The alternative to a powerful WTO is not a Hobbesian state of nature. It is always the powerful that stoke this fear. In a world marked by a multiplicity of international and regional institutions that check one another, the reality of international economic relations would be a far cry from the propaganda image of a "nasty and brutish" world. Of course, the threat of unilateral action by the powerful would be ever present in such a system, but it is one that even the powerful hesitate to take for fear of its consequences for their legitimacy, as well as the reaction it would provoke in the form of opposing coalitions.

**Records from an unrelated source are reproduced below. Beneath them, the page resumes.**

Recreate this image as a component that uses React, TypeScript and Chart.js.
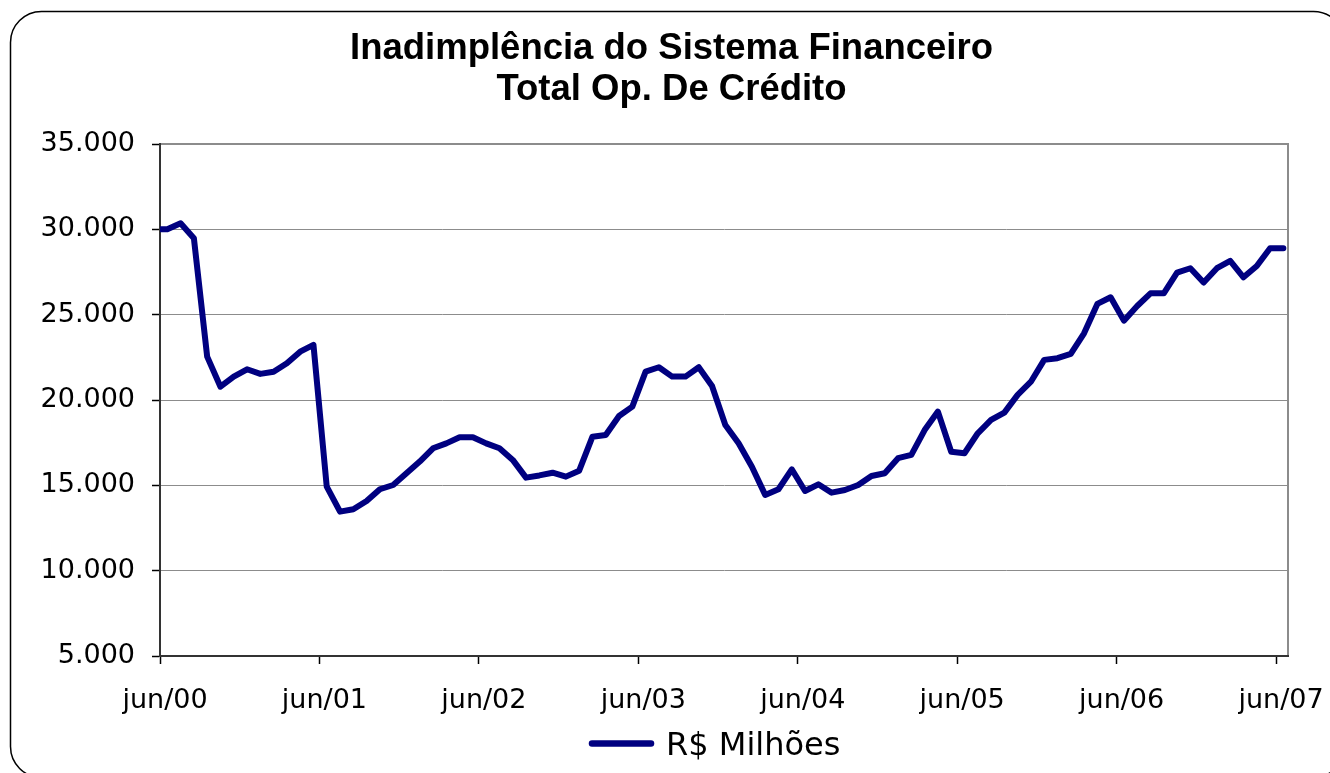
import React, { useEffect, useRef } from 'react';
import { Chart, registerables } from 'chart.js';

Chart.register(...registerables);

const TITLE_LINES = ['Inadimplência do Sistema Financeiro', 'Total Op. De Crédito'];
const SERIES_LABEL = 'R$ Milhões';

// Monthly values (R$ milhões), first point just before jun/00
const SERIES_VALUES = [
  30000, 30000, 30350, 29480, 22540, 20780, 21370, 21800, 21530, 21660,
  22150, 22830, 23230, 14920, 13460, 13600, 14080, 14770, 15020, 15710,
  16390, 17170, 17460, 17820, 17820, 17460, 17170, 16490, 15450, 15580,
  15740, 15510, 15860, 17850, 17950, 19060, 19610, 21660, 21920, 21370,
  21370, 21920, 20820, 18540, 17460, 16090, 14440, 14770, 15940, 14670,
  15060, 14570, 14730, 15020, 15550, 15710, 16590, 16780, 18240, 19320,
  16970, 16880, 18050, 18830, 19260, 20300, 21070, 22350, 22450, 22700,
  23910, 25630, 26020, 24650, 25510, 26250, 26250, 27460, 27720, 26880,
  27720, 28150, 27190, 27850, 28890, 28890,
];
// month position of the first value, relative to the jun/00 tick
const FIRST_POINT_MONTH = -0.45;

const X_TICK_MONTHS = [0, 12, 24, 36, 48, 60, 72, 84];
const X_TICK_LABELS = ['jun/00', 'jun/01', 'jun/02', 'jun/03', 'jun/04', 'jun/05', 'jun/06', 'jun/07'];
const X_MAX_MONTH = 84.9;

const Y_TICKS = [5000, 10000, 15000, 20000, 25000, 30000, 35000];

const formatThousands = (v: number) =>
  String(Math.round(v)).replace(/\B(?=(\d{3})+(?!\d))/g, '.');

const framePlugin = {
  id: 'frame',
  beforeDraw(chart: any) {
    const { ctx, chartArea: a } = chart;
    ctx.save();
    ctx.fillStyle = '#ffffff';
    ctx.fillRect(0, 0, chart.width, chart.height);
    ctx.strokeStyle = '#000000';
    ctx.lineWidth = 1.5;
    ctx.beginPath();
    ctx.roundRect(10.5, 11.5, 1334, 766, 31);
    ctx.stroke();
    ctx.strokeStyle = '#8c8c8c';
    ctx.lineWidth = 2;
    ctx.beginPath();
    ctx.moveTo(a.left, a.top);
    ctx.lineTo(a.right, a.top);
    ctx.lineTo(a.right, a.bottom);
    ctx.stroke();
    ctx.restore();
  },
};

const legendPlugin = {
  id: 'lineLegend',
  afterDraw(chart: any) {
    const { ctx } = chart;
    const ds = chart.data.datasets[0];
    ctx.save();
    ctx.strokeStyle = ds.borderColor;
    ctx.lineWidth = 6.5;
    ctx.lineCap = 'round';
    ctx.beginPath();
    ctx.moveTo(592, 743.5);
    ctx.lineTo(651, 743.5);
    ctx.stroke();
    ctx.font = '32px "DejaVu Sans"';
    ctx.fillStyle = '#000000';
    ctx.textAlign = 'left';
    ctx.textBaseline = 'alphabetic';
    ctx.fillText(ds.label, 666, 755);
    ctx.restore();
  },
};

export default function App() {
  const canvasRef = useRef<HTMLCanvasElement | null>(null);

  useEffect(() => {
    if (!canvasRef.current) return;
    const points = SERIES_VALUES.map((v, i) => ({ x: FIRST_POINT_MONTH + i, y: v }));
    const tickFont = { family: '"DejaVu Sans"', size: 27 };

    const chart = new Chart(canvasRef.current, {
      type: 'line',
      data: {
        datasets: [
          {
            label: SERIES_LABEL,
            data: points,
            borderColor: '#000080',
            backgroundColor: '#000080',
            borderWidth: 6,
            pointRadius: 0,
            pointHoverRadius: 0,
            tension: 0,
            fill: false,
            borderJoinStyle: 'round',
            borderCapStyle: 'round',
            clip: 0,
          } as any,
        ],
      },
      options: {
        responsive: false,
        maintainAspectRatio: false,
        animation: false,
        devicePixelRatio: 1,
        layout: { padding: { left: 13, right: 0, top: 0, bottom: 0 } },
        plugins: {
          legend: { display: false },
          tooltip: { enabled: false },
          title: {
            display: true,
            text: TITLE_LINES,
            color: '#000000',
            font: { family: '"Liberation Sans", Arial, sans-serif', size: 36.5, weight: 'bold', lineHeight: 1.137 },
            padding: { top: 28, bottom: 33 },
          },
        },
        scales: {
          x: {
            type: 'linear',
            position: 'bottom',
            min: 0,
            max: X_MAX_MONTH,
            afterBuildTicks: (s: any) => {
              s.ticks = X_TICK_MONTHS.map((v) => ({ value: v }));
            },
            afterFit: (s: any) => {
              s.height = 117;
              s.paddingLeft = 0;
              s.paddingRight = 0;
            },
            ticks: {
              autoSkip: false,
              maxRotation: 0,
              minRotation: 0,
              color: '#000000',
              font: tickFont,
              padding: 21,
              labelOffset: 5,
              callback: (v: any) => {
                const i = X_TICK_MONTHS.indexOf(Number(v));
                return i >= 0 ? X_TICK_LABELS[i] : '';
              },
            },
            grid: {
              display: true,
              drawOnChartArea: false,
              drawTicks: true,
              tickLength: 8,
              tickColor: '#000000',
              tickWidth: 1.5,
            },
            border: { display: true, color: '#333333', width: 2 },
          },
          y: {
            type: 'linear',
            position: 'left',
            min: 5000,
            max: 35000,
            afterBuildTicks: (s: any) => {
              s.ticks = Y_TICKS.map((v) => ({ value: v }));
            },
            afterFit: (s: any) => {
              s.width = 147;
              s.paddingTop = 0;
              s.paddingBottom = 0;
            },
            ticks: {
              color: '#000000',
              font: tickFont,
              padding: 17,
              callback: (v: any) => formatThousands(Number(v)),
            },
            grid: {
              color: '#8c8c8c',
              lineWidth: 1,
              drawTicks: true,
              tickLength: 8,
              tickColor: '#000000',
              tickWidth: 1.5,
            },
            border: { display: true, color: '#333333', width: 2 },
          },
          yRight: {
            type: 'linear',
            position: 'right',
            display: true,
            min: 5000,
            max: 35000,
            afterFit: (s: any) => {
              s.width = 42;
              s.paddingTop = 0;
              s.paddingBottom = 0;
            },
            ticks: { display: false },
            grid: { display: false, drawTicks: false },
            border: { display: false },
          },
        },
      } as any,
      plugins: [framePlugin, legendPlugin],
    });

    return () => chart.destroy();
  }, []);

  return (
    <div style={{ position: 'fixed', left: 0, top: 0, width: 1330, height: 773, background: '#ffffff', overflow: 'hidden' }}>
      <canvas ref={canvasRef} width={1330} height={773} style={{ display: 'block' }} />
    </div>
  );
}
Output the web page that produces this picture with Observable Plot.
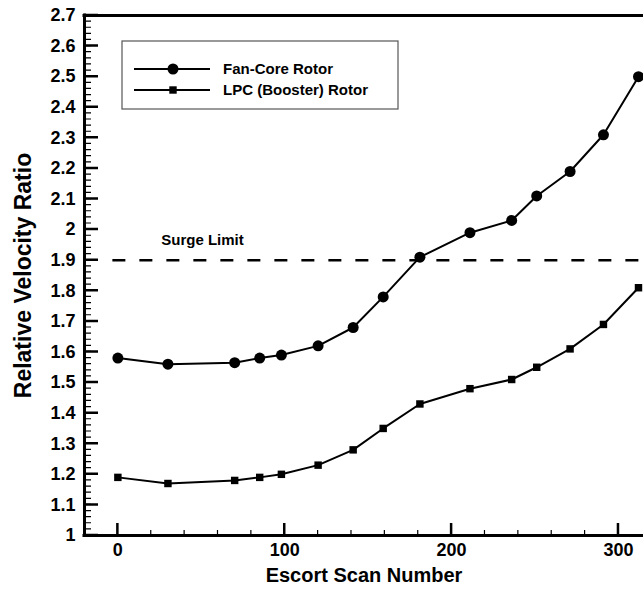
<!DOCTYPE html>
<html>
<head>
<meta charset="utf-8">
<script src="https://cdn.jsdelivr.net/npm/d3@7"></script>
<script src="https://cdn.jsdelivr.net/npm/@observablehq/plot@0.6"></script>
<style>
  body { margin: 0; background: #fff; }
  #chart { width: 643px; height: 598px; }
</style>
</head>
<body>
<div id="chart"></div>
<script>
// Escort scan numbers shared by both rotors
const scanNumber = [0, 30, 70, 85, 98, 120, 141, 159, 181, 211, 236, 251, 271, 291, 312];
// Relative velocity ratio per rotor
const fanCoreRotor = [1.58, 1.56, 1.565, 1.58, 1.59, 1.62, 1.68, 1.78, 1.91, 1.99, 2.03, 2.11, 2.19, 2.31, 2.50];
const lpcRotor = [1.19, 1.17, 1.18, 1.19, 1.20, 1.23, 1.28, 1.35, 1.43, 1.48, 1.51, 1.55, 1.61, 1.69, 1.81];
const seriesNames = ["Fan-Core Rotor", "LPC (Booster) Rotor"];

// Surge limit reference
const surgeLimit = 1.9;
const surgeStart = -3;
const surgeLabelX = 26;
const surgeLabel = "Surge Limit";

// Axes
const xDomain = [-20, 315];
const yDomain = [1, 2.7];
const xMajorTicks = [0, 100, 200, 300];
const xMinorTicks = [20, 40, 60, 80, 120, 140, 160, 180, 220, 240, 260, 280];
const yMajorTicks = [1, 1.1, 1.2, 1.3, 1.4, 1.5, 1.6, 1.7, 1.8, 1.9, 2, 2.1, 2.2, 2.3, 2.4, 2.5, 2.6, 2.7];
const yMinorTicks = d3.range(50, 136).map(i => i / 50);
const xTitle = "Escort Scan Number";
const yTitle = "Relative Velocity Ratio";

const font = "'Liberation Sans', Arial, Helvetica, sans-serif";

// Layout
const chartW = 643, chartH = 598;
const margin = {left: 84, right: 0, top: 15, bottom: 63};

const fanRows = scanNumber.map((s, i) => ({scan: s, ratio: fanCoreRotor[i], rotor: seriesNames[0]}));
const lpcRows = scanNumber.map((s, i) => ({scan: s, ratio: lpcRotor[i], rotor: seriesNames[1]}));

const plot = Plot.plot({
  width: chartW,
  height: chartH,
  marginLeft: margin.left,
  marginRight: margin.right,
  marginTop: margin.top,
  marginBottom: margin.bottom,
  style: {fontFamily: font, fontSize: "18px", fontWeight: "bold", background: "#fff", color: "#000"},
  x: {domain: xDomain, label: null},
  y: {domain: yDomain, label: null},
  marks: [
    Plot.axisY({ticks: yMajorTicks, tickSize: 0, tickPadding: 9, tickFormat: d3.format(""), label: null}),
    Plot.axisX({ticks: xMajorTicks, tickSize: 0, tickPadding: 8, tickFormat: d3.format(""), label: null}),
    // frame
    Plot.ruleX([xDomain[0]], {strokeWidth: 3, strokeLinecap: "square"}),
    Plot.ruleY([yDomain[0]], {strokeWidth: 3, strokeLinecap: "square"}),
    Plot.ruleY([yDomain[1]], {strokeWidth: 3, strokeLinecap: "square"}),
    // surge limit
    Plot.ruleY([surgeLimit], {x1: surgeStart, x2: xDomain[1], strokeWidth: 2.6, strokeDasharray: "13,14"}),
    Plot.text([surgeLabel], {x: () => surgeLabelX, y: () => surgeLimit, text: d => d, textAnchor: "start", dy: -20, fontSize: 15, fontWeight: "bold"}),
    // series
    Plot.line(fanRows, {x: "scan", y: "ratio", stroke: "#000", strokeWidth: 2}),
    Plot.line(lpcRows, {x: "scan", y: "ratio", stroke: "#000", strokeWidth: 2}),
    Plot.dot(fanRows, {x: "scan", y: "ratio", symbol: "circle", r: 5.5, fill: "#000"}),
    Plot.dot(lpcRows, {x: "scan", y: "ratio", symbol: "square", r: 4.2, fill: "#000"}),
    // axis titles
    Plot.text([yTitle], {frameAnchor: "left", text: d => d, rotate: -90, dx: -61, fontSize: 23, fontWeight: "bold", textAnchor: "middle", lineAnchor: "middle"}),
    Plot.text([xTitle], {frameAnchor: "bottom", text: d => d, dy: 40, fontSize: 20, fontWeight: "bold", textAnchor: "middle", lineAnchor: "middle"})
  ]
});

const svg = d3.select(plot);

// Position helpers built on the chart's own scales
const xScale = plot.scale("x"), yScale = plot.scale("y");
const px = v => xScale.apply(v);
const py = v => yScale.apply(v);
const frameLeft = px(xDomain[0]);
const frameBottom = py(yDomain[0]);

// Tick marks pointing into the frame from the left and bottom edges
const tickLayer = svg.append("g").attr("class", "inner-ticks");
const addTicks = (d, sw) => tickLayer.append("path")
  .attr("d", d).attr("fill", "none").attr("stroke", "#000").attr("stroke-width", sw);
const yPath = (values, len) => values.map(v => `M${frameLeft},${py(v)}h${len}`).join("");
const xPath = (values, len) => values.map(v => `M${px(v)},${frameBottom}v${-len}`).join("");
addTicks(yPath(yMinorTicks, 7), 1.2);
addTicks(yPath(yMajorTicks, 14), 2.5);
addTicks(xPath(xMinorTicks, 5), 1.2);
addTicks(xPath(xMajorTicks, 12), 2.5);

// Legend box drawn inside the plot frame
const lg = svg.append("g").attr("transform", "translate(122,41)").attr("text-anchor", "start");
lg.append("rect").attr("width", 276).attr("height", 68).attr("fill", "#fff").attr("stroke", "#555").attr("stroke-width", 1.2);
seriesNames.forEach((name, i) => {
  const y = 28 + i * 21;
  lg.append("line").attr("x1", 12).attr("x2", 88).attr("y1", y).attr("y2", y).attr("stroke", "#000").attr("stroke-width", 2);
  if (i === 0) {
    lg.append("circle").attr("cx", 51).attr("cy", y).attr("r", 5.5).attr("fill", "#000");
  } else {
    lg.append("rect").attr("x", 51 - 3.7).attr("y", y - 3.7).attr("width", 7.4).attr("height", 7.4).attr("fill", "#000");
  }
  lg.append("text").attr("x", 101).attr("y", y).attr("dy", "0.35em")
    .attr("font-size", 15).attr("font-weight", "bold").attr("fill", "#000").text(name);
});

document.getElementById("chart").appendChild(plot);
</script>
</body>
</html>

Developing countries and international civil society should aim not at reforming the WTO, but instead radically reducing its power through a combination of passive and active resistance, so that it might be checked by other international organizations, agreements, and regional groupings. These would include such diverse actors and institutions as the United Nations Conference on Trade and Development, international human rights and environmental agreements, the International Labor Organization, and evolving regional organizations. In a more fluid, less structured, more pluralistic world with multiple checks and balances, the nations and communities of the South will be able to cane out the space to develop based on the values, rhythms, and strategies of their own choosing.